As the owner of the AQUAQUEEN trade mark in the EU, which was automatically extended to cover Romania on July 1, 2007, the Panel believes that the Complainant should have received an official notification of the Respondent's trade mark application in Romania when it was filed in September 2010 in the same class. However, no evidence has been presented, nor any assertions been made, by the Complainant (either in the Complaint or the Supplemental Submissions) that it raised any objections to the Respondent's trade mark application or that it has since sought to cancel the Respondent's trade mark registration, or taken any action to compel the change of company name of the Respondent. Given the prior use by the Respondent of the "Aqua Queen" name in that market, it is likely that the Complainant knew this may not be a clear-cut case. The Complaint was also filed over five years after the Disputed Domain Name (and the Respondent's trade mark) was registered. Although it is well established that the doctrine of laches does not apply under the Policy (see Yell Limited v. Ultimate Search, WIPO Case No. D2005-0091; The E.W. Scripps Company v. Sinologic Industries, WIPO Case No. D2003-0447; TMK A/S v. woosan, James Motors, WIPO Case No. D2012-2073), an inordinate delay in bringing proceedings may be taken into account when assessing the evidence provided.

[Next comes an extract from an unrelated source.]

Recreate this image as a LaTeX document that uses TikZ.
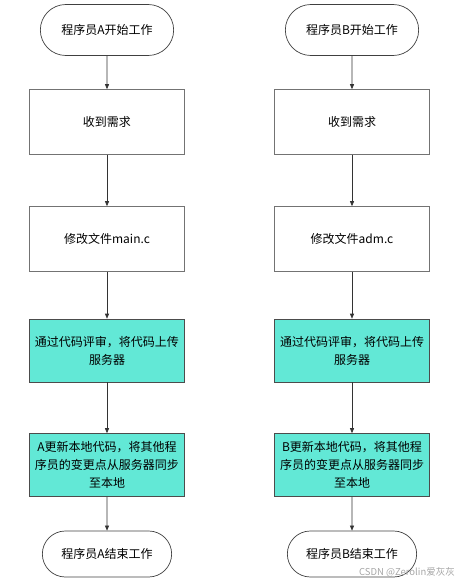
\documentclass[tikz,border=0pt]{standalone}
\usepackage{fontspec}
\setmainfont{Noto Sans CJK SC}
\usetikzlibrary{shapes.misc,arrows.meta}
\definecolor{cianclaro}{RGB}{98,232,214}
\tikzset{
  terminal/.style={rounded rectangle, draw=black!75, line width=0.7pt,
    minimum width=140pt, minimum height=51pt, font=\fontsize{12}{15}\selectfont},
  caja/.style={draw=black!55, line width=0.6pt, minimum width=155pt,
    minimum height=65pt, text width=147pt, align=center,
    font=\fontsize{12}{18}\selectfont},
  cajacian/.style={caja, fill=cianclaro, draw=black!70, minimum height=63pt},
  flecha/.style={-{Triangle[length=5pt,width=4pt]}, draw=black!80, line width=0.6pt}
}
\begin{document}
\begin{tikzpicture}[x=1pt, y=-1pt]
    \useasboundingbox (0,0) rectangle (456,584);
    % Columnas de los dos programadores
    \foreach \p/\x/\f in {A/107/main.c, B/352/adm.c} {
        \node[terminal] (inicio\p) at (\x,30) {程序员\p{}开始工作};
        \node[caja] (req\p) at (\x,122) {收到需求};
        \node[caja] (mod\p) at (\x,239) {修改文件\f};
        \node[cajacian] (rev\p) at (\x,350.5) {通过代码评审，将代码上传\\服务器};
        \node[cajacian] (act\p) at (\x,465) {\p{}更新本地代码，将其他程\\序员的变更点从服务器同步\\至本地};
        \node[terminal, minimum width=136pt, minimum height=46pt] (fin\p) at (\x,554) {程序员\p{}结束工作};
        % Flechas
        \draw[flecha] (inicio\p) -- (req\p);
        \draw[flecha] (req\p) -- (mod\p);
        \draw[flecha] (mod\p) -- (rev\p);
        \draw[flecha] (rev\p) -- (act\p);
        \draw[flecha] (act\p) -- (fin\p);
    }
    % Marca de agua
    \node[text=black!35, font=\fontsize{9.5}{11}\selectfont, anchor=east, inner sep=1pt] (marca) at (456,572) {CSDN @Zerolin爱灰灰};
\end{tikzpicture}
\end{document}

In summary, the Panel finds that the parties' relative business and trade mark rights underscore the fact that this is a complex case that involves rights of parties operating in different markets. The Policy is only intended to handle clear cases of cyber-squatting, and so any dispute that the Complainant may have with the Respondent regarding its use of the AQUA QUEEN trade mark is one that should be addressed through the courts, and not via the Policy.
The Panel finds that the Complainant has failed to satisfy paragraph 4(a)(ii) of the Policy.
C. Registered and Used in Bad Faith
As the Complainant has failed to satisfy paragraph 4(a)(ii) of the Policy, the Panel does not need to consider the third requirement under paragraph 4(a)(iii) of the Policy.
For the foregoing reasons, the Complaint is denied.